By Majangkim Office
KOTA KINABALU: Before any claim to Native Customary Rights can be assessed, a more fundamental question must be answered: Who, in the eyes of the law, is a “native”?
This is not merely a matter of ancestry or self-identification. It is a question of statutory definition, and the answer determines who may hold native titles, who may claim NCR, and whose customary practices the law will recognise.⁷
In Sabah, the governing provision is Section 2 of the Interpretation (Definition of Native) Ordinance (Sabah Cap. 64) . The Ordinance defines a “native” as a person who is a citizen of Malaysia, whose parents are or were members of one of the indigenous ethnic groups of Sabah, and who habitually speaks the language of that community and follows its customs.
The Schedule to the Ordinance lists the recognised indigenous groups, including Kadazan, Dusun, Bajau, Murut, and dozens of others.
For persons who cannot prove both parents are indigenous, the Ordinance provides alternative pathways: those whose father is a member of an indigenous group and who habitually speaks that community’s language and follows its customs; or persons ordinarily resident in Sabah who are members of specified groups (including Suluk and Kagayan), have lived in a native community for at least three years, are of good character, and are not illegal immigrants.
Crucially, any claim under these alternative categories must be supported by a declaration from the Native Court, which issues a Native Certificate (Sijil Anak Negeri) .
This definition serves several critical functions:
It determines standing. Only a person who meets this definition may apply for a Native Title under the Sabah Land Ordinance.¹⁰
It governs inheritance. Native titles descend according to native custom, not the general law of inheritance, and only to persons who are themselves natives.
It limits alienation. Native land may not be transferred to non-natives without the consent of the Land Office, a restriction designed to prevent the erosion of native holdings.
For our hypothetical community, the threshold question is whether its members are “natives” within this definition. If they are, the door to an NCR claim is open.

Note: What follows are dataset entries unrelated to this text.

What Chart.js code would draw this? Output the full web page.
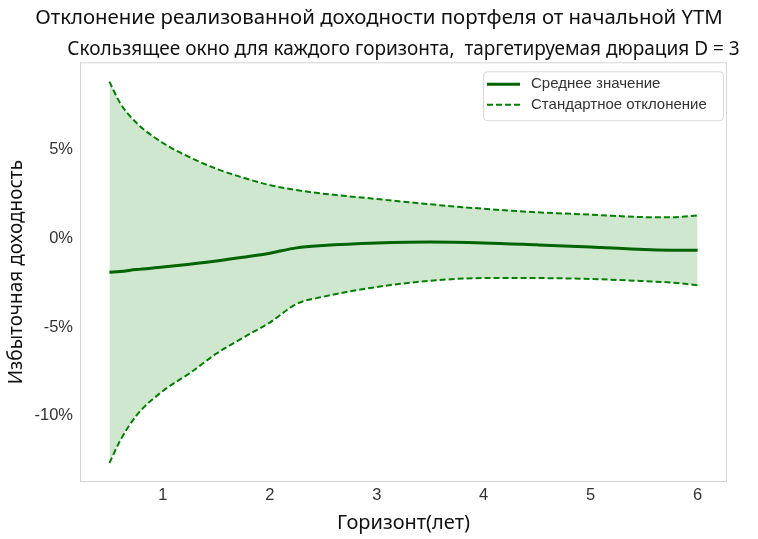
<!DOCTYPE html>
<html>
<head>
<meta charset="utf-8">
<script src="https://cdn.jsdelivr.net/npm/chart.js@4"></script>
<style>
  html, body { margin: 0; padding: 0; background: #fff; }
  #wrap { width: 758px; height: 539px; }
</style>
</head>
<body>
<div id="wrap"><canvas id="chart"></canvas></div>
<script>
// горизонт (лет)
const horizons = [0.5, 0.6, 0.75, 1, 1.25, 1.5, 1.75, 2, 2.25, 2.5, 3, 3.5, 4, 4.5, 5, 5.5, 5.75, 6];
// среднее избыточной доходности, %
const meanValues = [-1.92, -1.88, -1.77, -1.63, -1.47, -1.29, -1.08, -0.85, -0.55, -0.42, -0.28, -0.22, -0.27, -0.38, -0.5, -0.64, -0.68, -0.69];
// верхняя граница (среднее + std), %
const upperValues = [8.8, 7.6, 6.5, 5.35, 4.55, 3.9, 3.4, 2.98, 2.7, 2.5, 2.2, 1.9, 1.65, 1.45, 1.32, 1.18, 1.17, 1.28];
// нижняя граница (среднее - std), %
const lowerValues = [-12.65, -11.4, -10.0, -8.6, -7.6, -6.5, -5.6, -4.75, -3.7, -3.3, -2.75, -2.4, -2.25, -2.25, -2.3, -2.42, -2.5, -2.65];

const xTicks = [1, 2, 3, 4, 5, 6];
const yTicks = [-10, -5, 0, 5];

const titleText = 'Отклонение реализованной доходности портфеля от начальной YTM';
const subtitleText = 'Скользящее окно для каждого горизонта,  таргетируемая дюрация D = 3';
const xTitle = 'Горизонт(лет)';
const yTitle = 'Избыточная доходность';
const meanLabel = 'Среднее значение';
const stdLabel = 'Стандартное отклонение';

const titleFont = "'Comic Sans MS', 'Noto Sans', sans-serif";
const tickFont = "'Liberation Sans', Arial, sans-serif";

const toPoints = ys => horizons.map((x, i) => ({ x, y: ys[i] }));

// подзаголовок центрируется над областью графика, но без сжатия по ширине
const subtitleSpan = {
  id: 'subtitleSpan',
  afterLayout(chart) {
    const box = chart.boxes.find(b => b.options && b.options.text === subtitleText);
    if (!box) return;
    const a = chart.chartArea;
    const c = (a.left + a.right) / 2;
    box.left = c - chart.width / 2;
    box.right = c + chart.width / 2;
    box.width = chart.width;
  }
};

// рамка вокруг области графика
const frame = {
  id: 'frame',
  afterDraw(chart) {
    const { ctx, chartArea: a } = chart;
    ctx.save();
    ctx.strokeStyle = '#d4d4d4';
    ctx.lineWidth = 1;
    ctx.strokeRect(a.left + 0.5, a.top + 0.5, a.right - a.left - 1, a.bottom - a.top - 1);
    ctx.restore();
  }
};

// легенда в стиле matplotlib
const boxLegend = {
  id: 'boxLegend',
  afterDraw(chart) {
    const { ctx, chartArea: a } = chart;
    const items = chart.data.datasets.filter(d => d.label);
    const x0 = a.right - 244, y0 = a.top + 9, w = 240, h = 49;
    ctx.save();
    ctx.fillStyle = 'rgba(255,255,255,0.85)';
    ctx.strokeStyle = '#d8d8d8';
    ctx.lineWidth = 1;
    ctx.beginPath();
    ctx.roundRect(x0 + 0.5, y0 + 0.5, w, h, 4);
    ctx.fill();
    ctx.stroke();
    ctx.font = "15px " + tickFont;
    ctx.textBaseline = 'middle';
    items.forEach((d, i) => {
      const y = y0 + 13 + i * 20.5;
      ctx.strokeStyle = d.borderColor;
      ctx.lineWidth = d.borderWidth;
      ctx.setLineDash(d.borderDash || []);
      ctx.beginPath();
      ctx.moveTo(x0 + 4, y);
      ctx.lineTo(x0 + 37, y);
      ctx.stroke();
      ctx.setLineDash([]);
      ctx.fillStyle = '#333';
      ctx.fillText(d.label, x0 + 48, y);
    });
    ctx.restore();
  }
};

new Chart(document.getElementById('chart'), {
  type: 'line',
  data: {
    datasets: [
      {
        label: meanLabel,
        data: toPoints(meanValues),
        borderColor: '#006400',
        borderWidth: 3,
        pointRadius: 0,
        cubicInterpolationMode: 'monotone',
        fill: false,
        order: 0
      },
      {
        label: stdLabel,
        data: toPoints(upperValues),
        borderColor: '#008000',
        borderWidth: 2,
        borderDash: [6, 3],
        pointRadius: 0,
        cubicInterpolationMode: 'monotone',
        fill: { target: 2 },
        backgroundColor: 'rgba(0,128,0,0.19)',
        order: 1
      },
      {
        label: '',
        data: toPoints(lowerValues),
        borderColor: '#008000',
        borderWidth: 2,
        borderDash: [6, 3],
        pointRadius: 0,
        cubicInterpolationMode: 'monotone',
        fill: false,
        order: 2
      }
    ]
  },
  options: {
    responsive: true,
    maintainAspectRatio: false,
    animation: false,
    layout: { padding: 0 },
    plugins: {
      legend: { display: false },
      tooltip: { enabled: false },
      title: {
        display: true,
        text: titleText,
        color: '#111',
        font: { family: titleFont, size: 20.4, weight: 'normal' },
        padding: { top: 6, bottom: 3 }
      },
      subtitle: {
        display: true,
        text: subtitleText,
        color: '#111',
        fullSize: false,
        font: { family: titleFont, size: 19, weight: 'normal' },
        padding: { top: 5, bottom: 1 }
      }
    },
    scales: {
      x: {
        type: 'linear',
        min: 0.225,
        max: 6.275,
        grid: { display: false, drawTicks: false, tickLength: 0 },
        border: { display: false },
        afterBuildTicks: s => { s.ticks = xTicks.map(v => ({ value: v })); },
        afterFit: s => { s.height = 57; },
        ticks: {
          color: '#333',
          padding: 4,
          maxRotation: 0,
          font: { family: tickFont, size: 16.5 }
        },
        title: {
          display: true,
          text: xTitle,
          color: '#111',
          font: { family: titleFont, size: 20 },
          padding: { top: 0, bottom: 4 }
        }
      },
      y: {
        type: 'linear',
        min: -13.72,
        max: 9.89,
        grid: { display: false, drawTicks: false, tickLength: 0 },
        border: { display: false },
        afterBuildTicks: s => { s.ticks = yTicks.map(v => ({ value: v })); },
        afterFit: s => { s.width = 80; },
        ticks: {
          color: '#333',
          padding: 7,
          font: { family: tickFont, size: 16.5 },
          callback: v => v + '%'
        },
        title: {
          display: true,
          text: yTitle,
          color: '#111',
          font: { family: titleFont, size: 19 },
          padding: { top: 5, bottom: 0 }
        }
      },
      // пустая правая ось — отступ справа от области графика
      yRight: {
        position: 'right',
        display: true,
        grid: { display: false, drawTicks: false },
        border: { display: false },
        ticks: { display: false },
        afterFit: s => { s.width = 31; }
      }
    }
  },
  plugins: [subtitleSpan, frame, boxLegend]
});
</script>
</body>
</html>
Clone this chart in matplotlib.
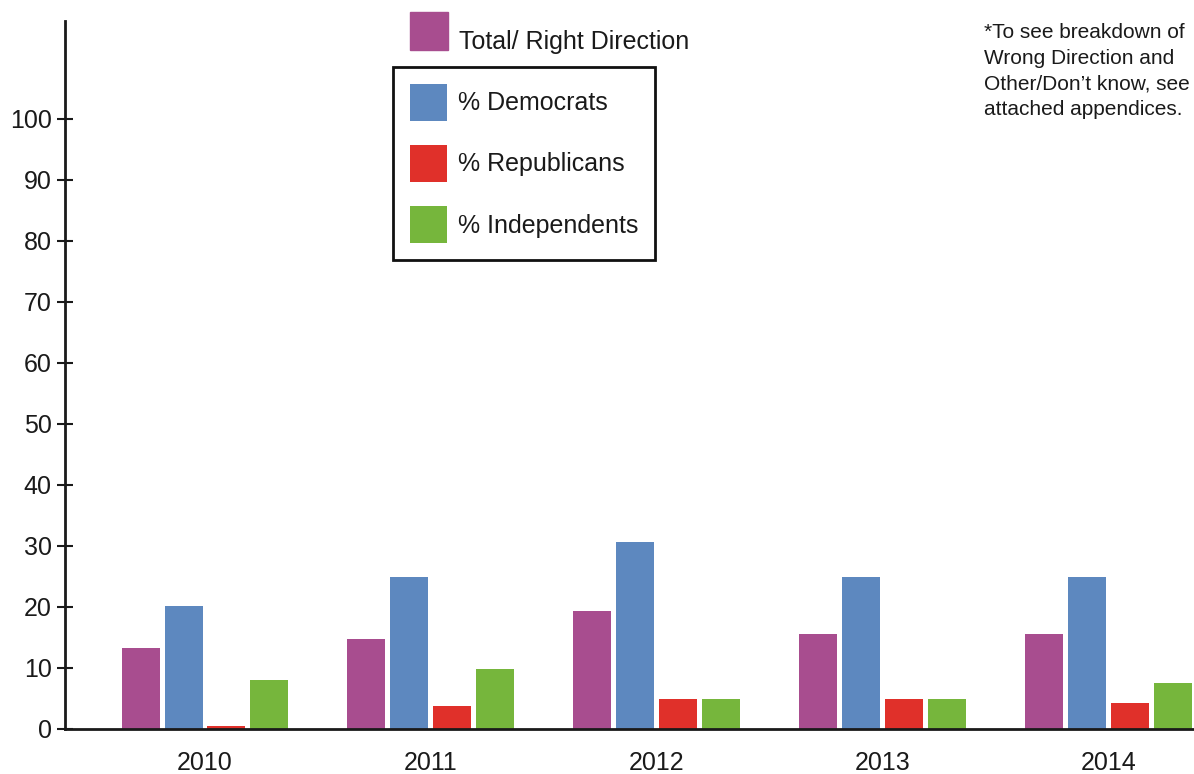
import matplotlib.pyplot as plt
from matplotlib.patches import Rectangle
import numpy as np

plt.rcParams['font.family'] = ['Liberation Sans', 'DejaVu Sans']

# Dane: odsetek "Right Direction" wg roku
years = ['2010', '2011', '2012', '2013', '2014']
total = [13.2, 14.7, 19.4, 15.5, 15.5]
democrats = [20.1, 24.9, 30.7, 24.9, 24.9]
republicans = [0.5, 3.8, 4.9, 4.9, 4.3]
independents = [8.1, 9.8, 4.9, 4.9, 7.5]

series = [
    ('Total/ Right Direction', total, '#A84D8F'),
    ('% Democrats', democrats, '#5D88BF'),
    ('% Republicans', republicans, '#E0302A'),
    ('% Independents', independents, '#76B63C'),
]

W, H = 1194, 774
fig = plt.figure(figsize=(W / 100, H / 100), dpi=100)
ax = fig.add_axes([65 / W, 1 - 729 / H, 1 - 65 / W, (729 - 21) / H])

x = np.arange(len(years))
step = 0.19
width = 0.168
bars = []
for i, (name, vals, color) in enumerate(series):
    b = ax.bar(x + (i - 1.5) * step, vals, width, color=color, label=name)
    bars.append(b)

ax.set_xlim(-0.62, 4.38)
ax.set_ylim(0, 116)
ax.set_yticks(range(0, 101, 10))
ax.set_xticks(x)
ax.set_xticklabels(years)

for s in ['top', 'right']:
    ax.spines[s].set_visible(False)
for s in ['left', 'bottom']:
    ax.spines[s].set_linewidth(2)
    ax.spines[s].set_color('#1a1a1a')

ax.tick_params(axis='y', direction='inout', length=11, width=1.5,
               labelsize=18, pad=4, colors='#1a1a1a')
ax.tick_params(axis='x', length=0, labelsize=18, pad=16, colors='#1a1a1a')

# "Total" - kwadrat i opis poza ramką legendy
fig.patches.append(Rectangle((410 / W, 1 - 50 / H), 38 / W, 38 / H,
                             transform=fig.transFigure, color=series[0][2]))
fig.text(459 / W, 1 - 49 / H, series[0][0], fontsize=18, color='#1a1a1a',
         va='baseline', ha='left')

# Partie w ramce
leg = fig.legend(handles=bars[1:], labels=[s[0] for s in series[1:]],
                 loc='upper left', bbox_to_anchor=(393 / W, 1 - 67 / H),
                 frameon=True, fancybox=False, edgecolor='#111111',
                 framealpha=1, fontsize=18, handlelength=1.5, handleheight=1.93,
                 handletextpad=0.45, borderpad=0.66, labelspacing=0.95,
                 borderaxespad=0)
leg.get_frame().set_linewidth(2)
for t in leg.get_texts():
    t.set_color('#1a1a1a')

fig.text(984 / W, 1 - 23 / H,
         '*To see breakdown of\nWrong Direction and\nOther/Don\u2019t know, see\nattached appendices.',
         fontsize=15, color='#1a1a1a', va='top', ha='left', linespacing=1.45)

fig.savefig('out.png', dpi=100)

If they are not—if, for example, they are citizens of long residence but not members of a recognised indigenous group—then they have no standing to claim native rights at all. They would be, in the eyes of the law, simply occupiers of State Land, with no special protection.
This is not a theoretical distinction. In Sarawak, similar definitions have been the subject of intense debate. In February 2022, Sarawak State Assemblyman See Chee How argued that all Sarawak citizens born in the state, including those of Chinese and Indian descent, should be considered “natives” under the Sarawak Interpretation Ordinance, pointing to historical Land Orders from the Brooke era that defined a native simply as “a natural born subject of His Highness the Rajah.”¹¹
The Sarawak government, however, maintained that native status must be tied to membership in an indigenous race, a position reflected in the Federal Constitution’s Article 161A.
Sabah’s definition, while distinct, raises similar questions of inclusion and exclusion. For the community in our story, the first battle may not be over the land itself, but over whether the law recognises them as native at all.